阿藥重重的吐出一口氣,高熱讓她感覺呼吸變的困難起來。她看著屋頂不知道在想什麼,就那樣靜靜的躺在那裡,屋子裡隻有她的喘息聲。
就這樣過了大概一刻鐘床上的少女才再次動了起來。
阿藥翻了個身從床上砸到地上發出咚的響聲。她已經沒有力氣站起來了,秀井大概是忘了人類也需要食物吧,這幾天什麼都沒給阿藥吃。不過就算他給了,阿藥也不會吃就是了。
發熱和饑餓導致阿藥渾身無力,她隻能艱難的在地上挪動身子。秀井找來的鎖鏈很重同時也比較長,能讓阿藥在房間的範圍內活動。
地上的灰塵弄臟了少女的手和臉頰,她咬著牙用手肘一點點的向著堆放著屍塊的地方爬去。之後她爬到了屍塊上,嬌嫩的皮膚被粗糙的地麵生疼,即使剛剛做了許久的心裡準備此刻眼裡還是不爭氣的從她眼中流了出來。
阿藥還是無法接受溫柔的母親和看著嚴厲卻十分心軟的父親變成了這個樣子,變成森森白骨。
她要緊牙根,伸手在父母的殘軀下翻出了一個木盒。抱著木盒爬了回去,靠著牆角顫抖著。不知道是因為恐懼還是憤怒。
過了好半天她終於止住了顫抖。少女緩緩的打開木盒蓋子,從裡麵拿出一小包藥粉倒進嘴裡,靠著帶著血腥味的唾液咽了下去。一瞬間嘴裡都是藥粉的苦味,她從盒子裡麵取出用牛皮紙包著的糖塊塞到嘴裡,過了幾秒才緩過來些。
這個木盒是專屬於阿藥的藥箱,她出生時身體素質就不太好,皮膚比正常孩子白上好幾個度,頭發和睫毛也是接近白色的淺金,眼睛則色和透明的玻璃珠一樣,染著淡淡的紫色,再加上是在冬天的雪夜裡出生的村裡的人曾說過她說雪的化身,是天賜。
而阿藥知道,這根本不是什麼天賜,她的外貌之所以是這樣是因為她生病了。
她的眼睛有些畏光,甚至皮膚也是,夏日的早上或正午這些時間段出門的話陽光就會輕而易舉的灼傷她的皮膚。除此之外她心臟也不好,太過勞累的話就會發熱,再嚴重些心臟就會開始痛。
阿藥的父親說過這種疾病會讓她永遠無法毫無遮擋的在太陽之下行走,伴隨的一些並發症也讓她需要經常吃藥。

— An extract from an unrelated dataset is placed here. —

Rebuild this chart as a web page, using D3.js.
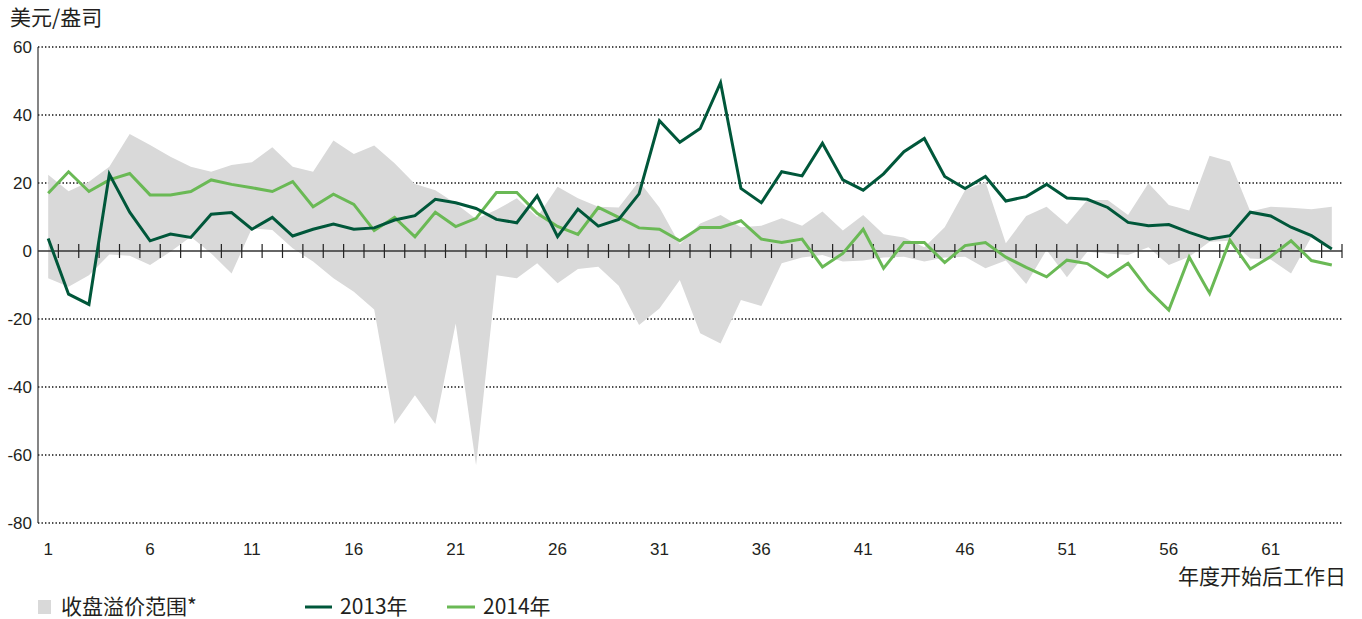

而這個盒子就是醫城十郎特地給自己特殊的女兒準備的,裡麵常年放著少女可能會需要用到的藥品,還有一些當度包好的糖塊。
糖甜絲絲的,每一次都能驅散阿藥嘴裡的苦味,可是這次好像不怎麼管用了。
少女捂著眼睛,喉嚨間發出低低的嗚咽聲,聲音很小,卻遠比嘶聲力竭的哭喊更加痛苦和絕望。
不要哭,不要哭,不要再哭了!!
下唇被咬出了血,阿藥努力控製著卻還是止不住眼淚。
我真是……太沒出息了。
秀井是在快要天亮時回來的。他今天的心情十分不錯,原本打算去村子裡隨便吃個人的他在半路上遇到了一個半大的男孩,就在他和阿藥相遇的那附近。
雖然小孩子的肉不多但是還挺嫩的,最讓他感到愉悅的是那孩子發出的尖叫聲,真是極其悅耳,讓他這幾天因為被鬼殺隊打傷而變得很差的心情好上不少。
“我回來了的小鳥兒。”
阿藥依舊抱著膝蓋縮在角落,聽到男人對她的稱呼時一陣反胃。
“今天還是不願意和我說話嗎?”秀井也沒生氣,笑嘻嘻的把拎在手裡的籮筐丟到阿藥麵前,籮筐是今天被他吃掉那男孩帶著的。
“我給你帶了禮物哦。”
聽到動靜的阿藥抬起腦袋,看著麵前的籮筐。竹子編的籮筐上沾上了不少血看不出原來的顏色,但是編織是手法是知道的。
那是……用隻有她會編的方法做出來的竹籮。